[Items listed in a dataset]
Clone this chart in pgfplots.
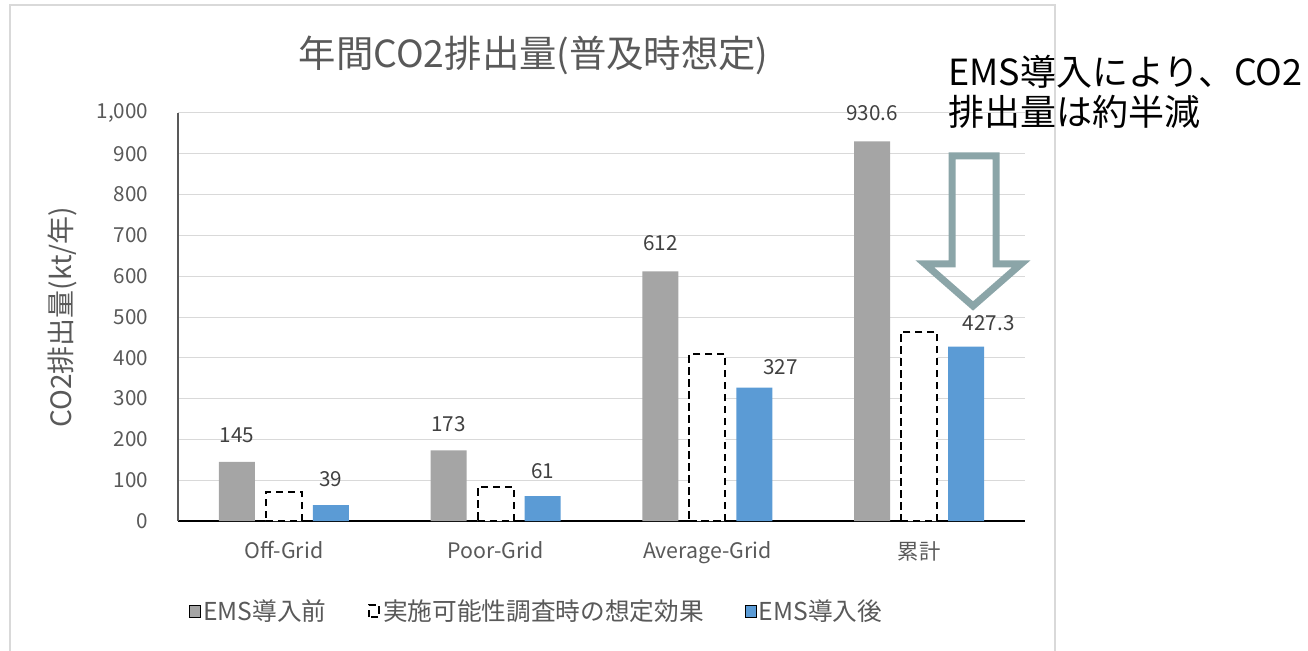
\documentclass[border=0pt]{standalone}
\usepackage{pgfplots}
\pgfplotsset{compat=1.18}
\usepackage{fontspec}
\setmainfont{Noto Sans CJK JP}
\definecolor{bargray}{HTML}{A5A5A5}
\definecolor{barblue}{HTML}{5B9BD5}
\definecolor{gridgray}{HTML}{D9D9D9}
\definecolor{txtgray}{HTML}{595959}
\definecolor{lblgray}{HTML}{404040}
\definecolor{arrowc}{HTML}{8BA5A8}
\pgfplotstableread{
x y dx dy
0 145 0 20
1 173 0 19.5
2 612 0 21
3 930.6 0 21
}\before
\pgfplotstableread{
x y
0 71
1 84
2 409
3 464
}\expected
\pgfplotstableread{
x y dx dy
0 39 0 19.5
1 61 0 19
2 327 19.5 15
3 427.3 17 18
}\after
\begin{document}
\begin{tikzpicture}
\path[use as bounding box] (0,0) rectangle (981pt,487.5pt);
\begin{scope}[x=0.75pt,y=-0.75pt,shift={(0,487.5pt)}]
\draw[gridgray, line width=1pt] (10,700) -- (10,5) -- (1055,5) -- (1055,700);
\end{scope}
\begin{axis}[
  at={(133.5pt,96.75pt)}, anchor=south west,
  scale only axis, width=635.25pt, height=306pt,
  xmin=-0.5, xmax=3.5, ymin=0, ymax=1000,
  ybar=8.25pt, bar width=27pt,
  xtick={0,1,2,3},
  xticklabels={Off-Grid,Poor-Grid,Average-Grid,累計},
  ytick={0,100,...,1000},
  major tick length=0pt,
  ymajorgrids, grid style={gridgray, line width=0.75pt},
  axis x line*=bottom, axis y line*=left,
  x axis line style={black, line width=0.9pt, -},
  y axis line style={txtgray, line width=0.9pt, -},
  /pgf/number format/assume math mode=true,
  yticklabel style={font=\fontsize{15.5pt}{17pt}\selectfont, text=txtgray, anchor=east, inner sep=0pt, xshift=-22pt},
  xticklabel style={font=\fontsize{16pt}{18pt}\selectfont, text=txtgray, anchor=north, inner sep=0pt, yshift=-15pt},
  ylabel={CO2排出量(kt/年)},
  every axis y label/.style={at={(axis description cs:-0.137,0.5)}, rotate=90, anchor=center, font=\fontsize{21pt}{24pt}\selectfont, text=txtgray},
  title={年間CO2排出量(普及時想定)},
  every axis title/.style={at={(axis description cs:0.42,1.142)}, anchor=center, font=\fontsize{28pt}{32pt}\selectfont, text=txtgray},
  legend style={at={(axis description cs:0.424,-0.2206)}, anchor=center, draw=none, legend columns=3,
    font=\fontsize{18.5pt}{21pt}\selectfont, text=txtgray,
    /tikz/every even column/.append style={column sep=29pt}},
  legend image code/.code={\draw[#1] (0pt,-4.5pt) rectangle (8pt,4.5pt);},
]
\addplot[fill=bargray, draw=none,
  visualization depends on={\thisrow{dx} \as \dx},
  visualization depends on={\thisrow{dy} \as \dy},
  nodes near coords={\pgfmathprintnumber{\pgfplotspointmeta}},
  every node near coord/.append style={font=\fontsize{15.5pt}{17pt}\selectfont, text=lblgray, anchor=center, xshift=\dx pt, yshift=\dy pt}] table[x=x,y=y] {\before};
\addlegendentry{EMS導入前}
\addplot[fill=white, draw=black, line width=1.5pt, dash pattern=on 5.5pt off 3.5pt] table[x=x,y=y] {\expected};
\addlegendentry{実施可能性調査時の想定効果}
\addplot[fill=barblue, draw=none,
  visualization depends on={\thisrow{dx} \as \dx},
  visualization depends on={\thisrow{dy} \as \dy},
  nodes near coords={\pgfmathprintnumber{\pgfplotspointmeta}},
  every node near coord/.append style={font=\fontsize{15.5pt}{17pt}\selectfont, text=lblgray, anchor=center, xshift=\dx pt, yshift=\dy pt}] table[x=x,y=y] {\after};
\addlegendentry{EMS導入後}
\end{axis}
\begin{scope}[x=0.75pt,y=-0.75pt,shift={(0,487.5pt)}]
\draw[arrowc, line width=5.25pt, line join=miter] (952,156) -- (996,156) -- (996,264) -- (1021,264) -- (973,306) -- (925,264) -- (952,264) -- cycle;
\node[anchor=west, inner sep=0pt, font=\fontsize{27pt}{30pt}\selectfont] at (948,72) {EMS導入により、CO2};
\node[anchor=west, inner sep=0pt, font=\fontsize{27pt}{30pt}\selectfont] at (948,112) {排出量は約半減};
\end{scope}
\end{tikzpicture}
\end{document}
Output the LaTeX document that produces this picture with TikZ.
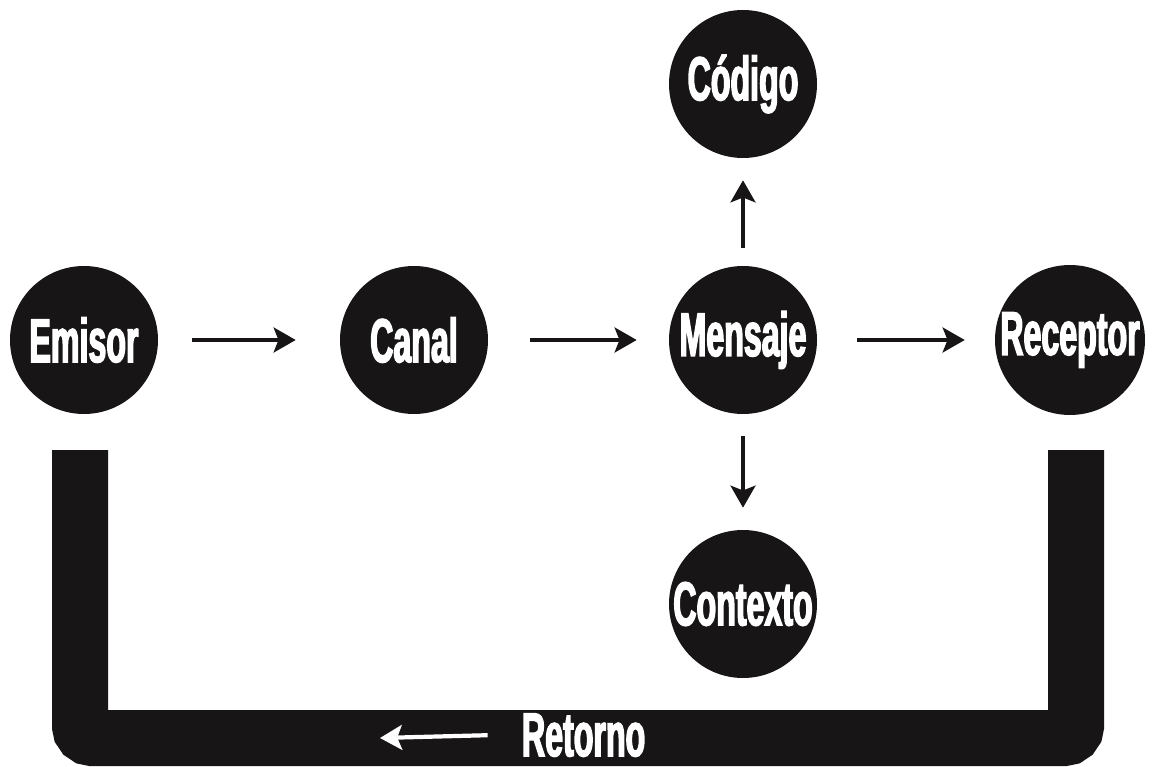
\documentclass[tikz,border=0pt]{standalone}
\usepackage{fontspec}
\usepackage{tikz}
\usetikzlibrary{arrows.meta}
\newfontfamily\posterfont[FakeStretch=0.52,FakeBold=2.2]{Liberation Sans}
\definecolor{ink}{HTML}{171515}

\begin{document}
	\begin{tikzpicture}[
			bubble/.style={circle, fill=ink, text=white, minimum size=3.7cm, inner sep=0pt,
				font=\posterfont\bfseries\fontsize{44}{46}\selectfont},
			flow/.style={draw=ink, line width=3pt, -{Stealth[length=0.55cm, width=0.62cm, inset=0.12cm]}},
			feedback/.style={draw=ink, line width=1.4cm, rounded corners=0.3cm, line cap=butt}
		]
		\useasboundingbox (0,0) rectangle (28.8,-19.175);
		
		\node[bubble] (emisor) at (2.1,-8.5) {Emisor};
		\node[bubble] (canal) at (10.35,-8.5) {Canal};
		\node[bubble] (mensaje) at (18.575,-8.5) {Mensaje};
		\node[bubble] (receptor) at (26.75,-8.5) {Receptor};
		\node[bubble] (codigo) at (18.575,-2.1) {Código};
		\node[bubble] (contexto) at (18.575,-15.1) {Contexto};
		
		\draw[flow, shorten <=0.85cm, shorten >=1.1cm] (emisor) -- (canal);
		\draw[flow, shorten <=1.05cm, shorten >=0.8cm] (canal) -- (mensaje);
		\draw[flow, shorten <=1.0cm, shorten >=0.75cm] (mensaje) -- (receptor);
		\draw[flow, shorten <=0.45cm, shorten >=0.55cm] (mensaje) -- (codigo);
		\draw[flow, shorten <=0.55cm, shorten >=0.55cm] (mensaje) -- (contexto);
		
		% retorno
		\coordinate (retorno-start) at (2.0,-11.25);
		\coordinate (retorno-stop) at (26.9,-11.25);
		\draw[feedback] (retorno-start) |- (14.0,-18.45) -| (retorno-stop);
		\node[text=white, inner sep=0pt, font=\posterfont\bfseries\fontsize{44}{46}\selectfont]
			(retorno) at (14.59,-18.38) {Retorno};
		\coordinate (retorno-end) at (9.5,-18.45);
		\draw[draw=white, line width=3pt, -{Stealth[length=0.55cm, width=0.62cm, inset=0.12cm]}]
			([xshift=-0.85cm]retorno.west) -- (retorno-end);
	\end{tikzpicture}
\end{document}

* WHAT IS BEING ASKED
Extract only the lines from the line containing "Output the LaTeX" through the final line of the records; keep both ends and drop every picture.

* TASK SOLUTION
Output the LaTeX document that produces this picture with TikZ.
\documentclass[tikz,border=0pt]{standalone}
\usepackage{fontspec}
\usepackage{tikz}
\usetikzlibrary{arrows.meta}
\newfontfamily\posterfont[FakeStretch=0.52,FakeBold=2.2]{Liberation Sans}
\definecolor{ink}{HTML}{171515}

\begin{document}
	\begin{tikzpicture}[
			bubble/.style={circle, fill=ink, text=white, minimum size=3.7cm, inner sep=0pt,
				font=\posterfont\bfseries\fontsize{44}{46}\selectfont},
			flow/.style={draw=ink, line width=3pt, -{Stealth[length=0.55cm, width=0.62cm, inset=0.12cm]}},
			feedback/.style={draw=ink, line width=1.4cm, rounded corners=0.3cm, line cap=butt}
		]
		\useasboundingbox (0,0) rectangle (28.8,-19.175);
		
		\node[bubble] (emisor) at (2.1,-8.5) {Emisor};
		\node[bubble] (canal) at (10.35,-8.5) {Canal};
		\node[bubble] (mensaje) at (18.575,-8.5) {Mensaje};
		\node[bubble] (receptor) at (26.75,-8.5) {Receptor};
		\node[bubble] (codigo) at (18.575,-2.1) {Código};
		\node[bubble] (contexto) at (18.575,-15.1) {Contexto};
		
		\draw[flow, shorten <=0.85cm, shorten >=1.1cm] (emisor) -- (canal);
		\draw[flow, shorten <=1.05cm, shorten >=0.8cm] (canal) -- (mensaje);
		\draw[flow, shorten <=1.0cm, shorten >=0.75cm] (mensaje) -- (receptor);
		\draw[flow, shorten <=0.45cm, shorten >=0.55cm] (mensaje) -- (codigo);
		\draw[flow, shorten <=0.55cm, shorten >=0.55cm] (mensaje) -- (contexto);
		
		% retorno
		\coordinate (retorno-start) at (2.0,-11.25);
		\coordinate (retorno-stop) at (26.9,-11.25);
		\draw[feedback] (retorno-start) |- (14.0,-18.45) -| (retorno-stop);
		\node[text=white, inner sep=0pt, font=\posterfont\bfseries\fontsize{44}{46}\selectfont]
			(retorno) at (14.59,-18.38) {Retorno};
		\coordinate (retorno-end) at (9.5,-18.45);
		\draw[draw=white, line width=3pt, -{Stealth[length=0.55cm, width=0.62cm, inset=0.12cm]}]
			([xshift=-0.85cm]retorno.west) -- (retorno-end);
	\end{tikzpicture}
\end{document}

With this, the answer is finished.